Titolo: Red Girls
Autrice: Sakuraba Kazuki
Casa editrice: E/O
Anno di pubblicazione: 2019
Pagine: 480
Prezzo: 19,00 €
Saga familiare che narra di tre generazioni di donne nel dopoguerra giapponese, Red Girls mescola elementi di realismo magico e di giallo, la storia di una famiglia e quella di un paese provato e in profonda trasformazione.
Nel piccolo villaggio di Benimidori, Man’yō è un’orfana nata con il dono della chiaroveggenza, che dovrà proteggere come un terribile segreto. La sua vicenda si intreccia con quella della ricca e potente famiglia Akakuchiba, proprietaria di un’importante fonderia sulle montagne, e del suo complicato erede.
La figlia di Man’yō, Kemari, è estremamente creativa, disegna manga e trascorre la sua giovinezza ribelle insieme a una banda
di motocicliste per cercare la sua strada nel mondo.
È Tōko, la figlia di Kemari, a narrarci questa storia: una autoproclamatasi “inutile” giovane donna, che non sembra avere ereditato le facoltà della nonna o il talento della madre, ma che si impegna a ricostruire le avventure, le disgrazie e gli amori della sua famiglia e a risolvere il mistero delle ultime parole pronunciate da Man’yō in punto di morte: «Sono un’assassina».
Il destino complicato di queste donne, raccontato in uno stile sognante da una voce capace di suscitare le più profonde emozioni, si unisce e forse riflette in un cinquantennio di drastici cambiamenti quello del loro paese, il Giappone.

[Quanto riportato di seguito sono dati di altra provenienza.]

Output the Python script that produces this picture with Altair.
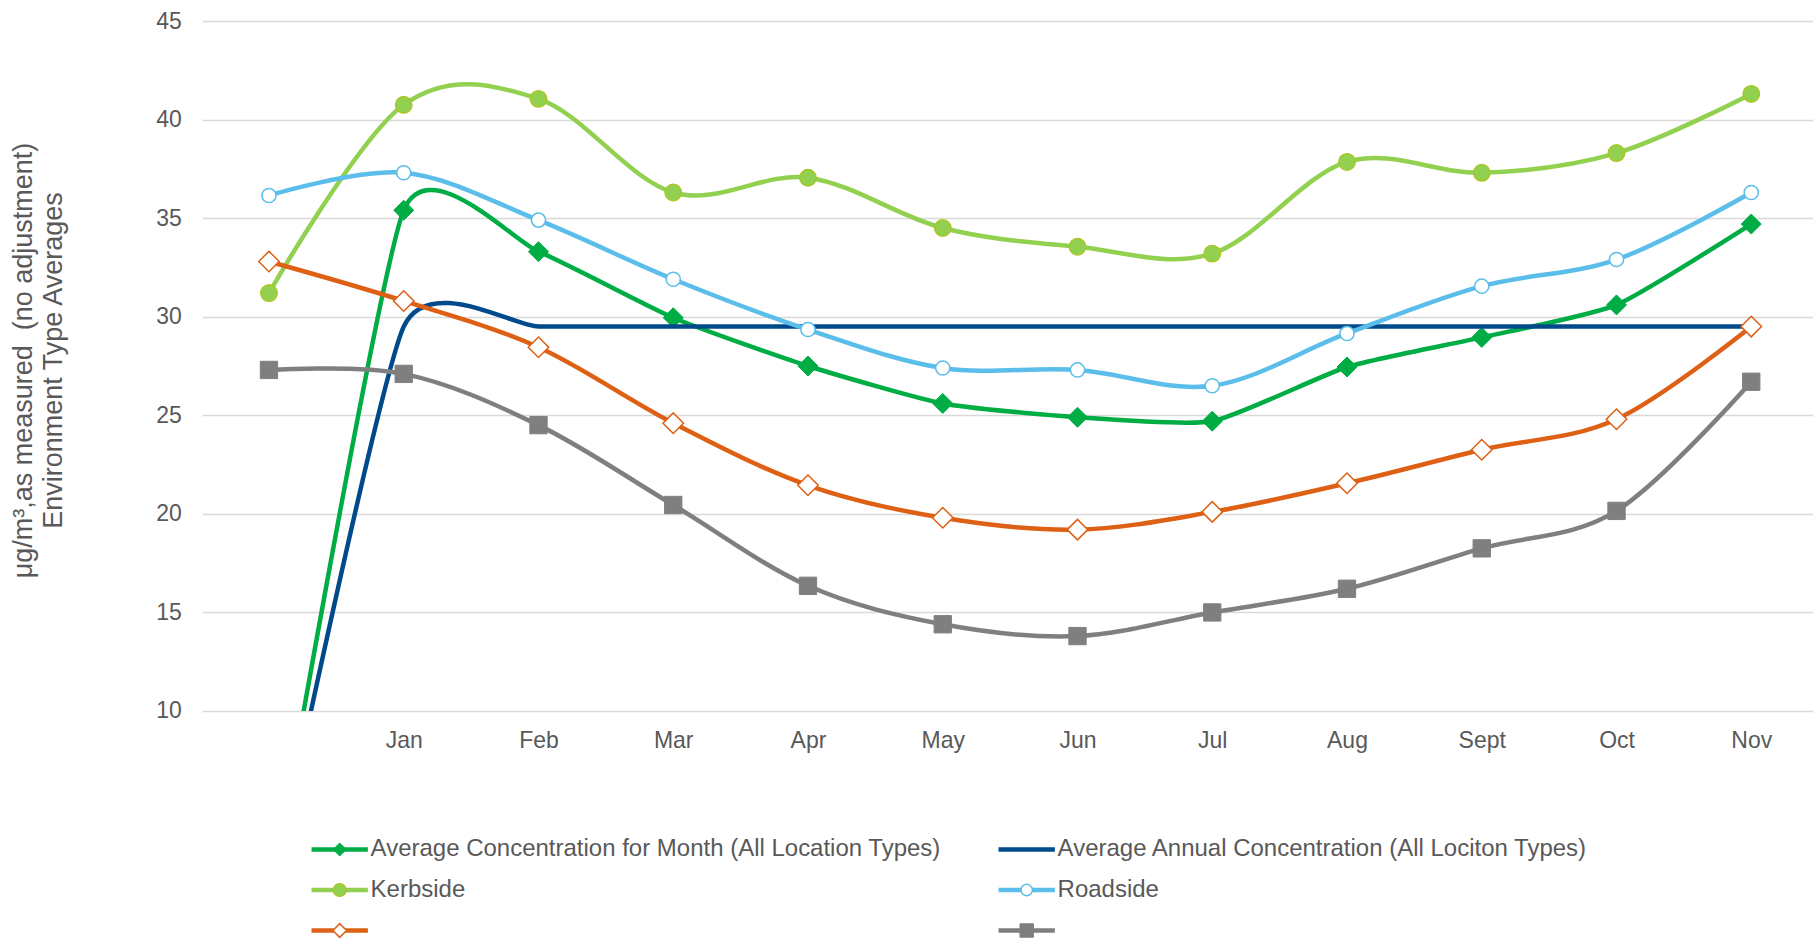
import json
import altair as alt
import pandas as pd

# ---------------- data ----------------
MONTHS = ["", "Jan", "Feb", "Mar", "Apr", "May", "Jun", "Jul", "Aug", "Sept", "Oct", "Nov"]

SERIES_KEYS = ["month_avg", "annual_avg", "kerbside", "roadside", "series5", "series6"]
SERIES_LABELS = [
    "Average Concentration for Month (All Location Types)",
    "Average Annual Concentration (All Lociton Types)",
    "Kerbside",
    "Roadside",
    "",
    "",
]

MONTH_AVG = [0, 35.4, 33.3, 29.95, 27.5, 25.6, 24.9, 24.7, 27.45, 28.95, 30.6, 34.7]
ANNUAL_AVG = [0, 29.5, 29.5, 29.5, 29.5, 29.5, 29.5, 29.5, 29.5, 29.5, 29.5, 29.5]
KERBSIDE = [31.2, 40.75, 41.05, 36.3, 37.05, 34.5, 33.55, 33.2, 37.85, 37.3, 38.3, 41.3]
ROADSIDE = [36.15, 37.3, 34.9, 31.9, 29.35, 27.4, 27.3, 26.5, 29.15, 31.55, 32.9, 36.3]
SERIES5 = [32.8, 30.8, 28.45, 24.6, 21.45, 19.8, 19.2, 20.1, 21.55, 23.25, 24.8, 29.5]
SERIES6 = [27.3, 27.1, 24.5, 20.45, 16.35, 14.4, 13.8, 15.0, 16.2, 18.25, 20.15, 26.7]

VALUES = [MONTH_AVG, ANNUAL_AVG, KERBSIDE, ROADSIDE, SERIES5, SERIES6]

# legend placement (column / row of each entry)
LEGEND_COL = [0, 1, 0, 1, 0, 1]
LEGEND_ROW = [0, 0, 1, 1, 2, 2]

# ---------------- styles ----------------
LINE_COLORS = ["#00AD45", "#004A8C", "#92D050", "#5BBDE9", "#DD6014", "#7F7F7F"]
LINE_TENSION = [0.45, 0.45, 0, 0, 0, 0]
MARK_SHAPES = ["diamond", None, "circle", "circle", "diamond", "square"]
MARK_FILLS = ["#00AD45", None, "#92D050", "#FFFFFF", "#FFFFFF", "#7F7F7F"]
MARK_STROKES = ["#00AD45", None, "#B3C21E", "#5BBDE9", "#DD6014", "#7F7F7F"]
MARK_SIZES = [400, 0, 280, 200, 420, 300]
MARK_SW = [1, 0, 1.2, 1.5, 1.5, 1]
LEG_SIZES = [170, 0, 170, 130, 190, 180]

TEXT_COLOR = "#595959"
FONT = "Liberation Sans"

rows = []
for key, vals in zip(SERIES_KEYS, VALUES):
    for i, v in enumerate(vals):
        rows.append({"i": i, "series": key, "value": v})
df = pd.DataFrame(rows)

label_expr = json.dumps(MONTHS) + "[datum.value]"

x_enc = alt.X(
    "i:O",
    scale=alt.Scale(padding=0.4776, align=0.518),
    axis=alt.Axis(
        labelExpr=label_expr,
        labelAngle=0,
        ticks=False,
        domain=False,
        grid=False,
        title=None,
        labelFontSize=23,
        labelColor=TEXT_COLOR,
        labelPadding=19,
        labelFont=FONT,
    ),
)
y_enc = alt.Y(
    "value:Q",
    scale=alt.Scale(domain=[10, 45], nice=False, zero=False),
    axis=alt.Axis(
        values=list(range(10, 50, 5)),
        ticks=False,
        domain=False,
        gridColor="#D9D9D9",
        gridWidth=1.5,
        labelFontSize=23,
        labelColor=TEXT_COLOR,
        labelPadding=21,
        labelFont=FONT,
        title=["μg/m³,as measured\u00a0 (no adjustment)", "Environment Type Averages"],
        titleFontSize=27,
        titleFontWeight="normal",
        titleColor=TEXT_COLOR,
        titleFont=FONT,
        titlePadding=88.2,
        titleLineHeight=30,
        titleY=339,
    ),
)

base = alt.Chart(df).encode(x=x_enc, y=y_enc)

layers = []
for k, key in enumerate(SERIES_KEYS):
    sub = base.transform_filter(alt.datum.series == key)
    layers.append(
        sub.mark_line(
            interpolate="cardinal",
            tension=LINE_TENSION[k],
            strokeWidth=4.5,
            color=LINE_COLORS[k],
            clip=True,
        )
    )
    if MARK_SHAPES[k]:
        layers.append(
            sub.mark_point(
                shape=MARK_SHAPES[k],
                size=MARK_SIZES[k],
                filled=True,
                fill=MARK_FILLS[k],
                stroke=MARK_STROKES[k],
                strokeWidth=MARK_SW[k],
                opacity=1,
                clip=True,
            )
        )

main = alt.layer(*layers).properties(width=1611, height=690)

# ---------------- legend ----------------
leg_df = pd.DataFrame(
    {
        "series": SERIES_KEYS,
        "label": SERIES_LABELS,
        "col": LEGEND_COL,
        "row": LEGEND_ROW,
    }
)

lx = alt.Scale(domain=[-0.159, 2.186], nice=False, zero=False)
ly = alt.Scale(domain=[0, 2], reverse=True, nice=False, zero=False)
col_scale = alt.Scale(domain=SERIES_KEYS, range=LINE_COLORS)

leg_base = alt.Chart(leg_df).transform_calculate(
    x_end="datum.col + 0.082", x_mid="datum.col + 0.041", x_text="datum.col + 0.086"
)

leg_rule = leg_base.mark_rule(strokeWidth=4.5).encode(
    x=alt.X("col:Q", scale=lx, axis=None),
    x2="x_end:Q",
    y=alt.Y("row:Q", scale=ly, axis=None),
    color=alt.Color("series:N", scale=col_scale, legend=None),
)

leg_layers = [leg_rule]
for k, key in enumerate(SERIES_KEYS):
    if MARK_SHAPES[k]:
        leg_layers.append(
            leg_base.transform_filter(alt.datum.series == key)
            .mark_point(
                shape=MARK_SHAPES[k],
                size=LEG_SIZES[k],
                filled=True,
                fill=MARK_FILLS[k],
                stroke=MARK_STROKES[k],
                strokeWidth=MARK_SW[k],
                opacity=1,
            )
            .encode(
                x=alt.X("x_mid:Q", scale=lx, axis=None),
                y=alt.Y("row:Q", scale=ly, axis=None),
            )
        )

leg_text = leg_base.mark_text(
    align="left", baseline="middle", fontSize=24, font=FONT, color=TEXT_COLOR
).encode(
    x=alt.X("x_text:Q", scale=lx, axis=None),
    y=alt.Y("row:Q", scale=ly, axis=None),
    text="label:N",
)
leg_layers.append(leg_text)

legend = alt.layer(*leg_layers).properties(width=1611, height=81)

chart = (
    alt.vconcat(main, legend, spacing=138.5, bounds="flush")
    .properties(padding={"left": 9.3, "top": 10, "right": 0, "bottom": 0})
    .configure(font=FONT, background="#FFFFFF")
    .configure_view(strokeWidth=0, stroke="transparent")
)

chart.save("out.html", embed_options={"renderer": "svg", "actions": False})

Il modo in cui viviamo e le scelte che facciamo determinano il nostro futuro.
Red Girls è una saga familiare autoconclusiva che narra le vicende delle donne della famiglia Akakuchiba. La narrazione è distribuita in tre capitoli e le protagoniste sono Man’yō, Kemari e Tōkō, colei che vuole dare voce alla loro storia.
La lettura mi ha lasciato perplessa data la diversità di stile dei tre capitoli, ma leggendo la postfazione, si scopre che questo è un effetto voluto dalla stessa Sakuraba Kazuki. Il risultato che otteniamo è un mix in cui si vuole ricreare nell’ordine un romanzo storico, uno shōjō manga e un mystery. Avrei preferito uno stile più omogeneo ma è da apprezzare il tentativo di innovazione dell’autrice.
Il capitolo che ho preferito è quello dedicato a Man’yo, madre di Kemari e nonna di Tōkō. Le atmosfere sembrano quasi magiche, e in certi punti, ad esempio dove si parla della fonderia, mi ha ricordato il film Mononoke Hime dello Studio Ghibli. Purtroppo nessun personaggio mi è apparso ben caratterizzato dal punto di vista psicologico e di conseguenza è stato difficile affezionarmi a loro.
L’autrice mette a confronto tre generazioni di donne che oppongono resistenza a un Giappone in costante mutamento, infatti,le descrizioni delle vicende storiche e sociali fanno da sfondo alla storia. Nonostante la precisione dell’autrice, purtroppo mi è sembrato solo un elenco di nozioni fini a sé stesse che non si amalgamano con lo scorrere della narrazione.
Mi ero avvicinata a questo libro con tante aspettative ma purtroppo il mio è un NI.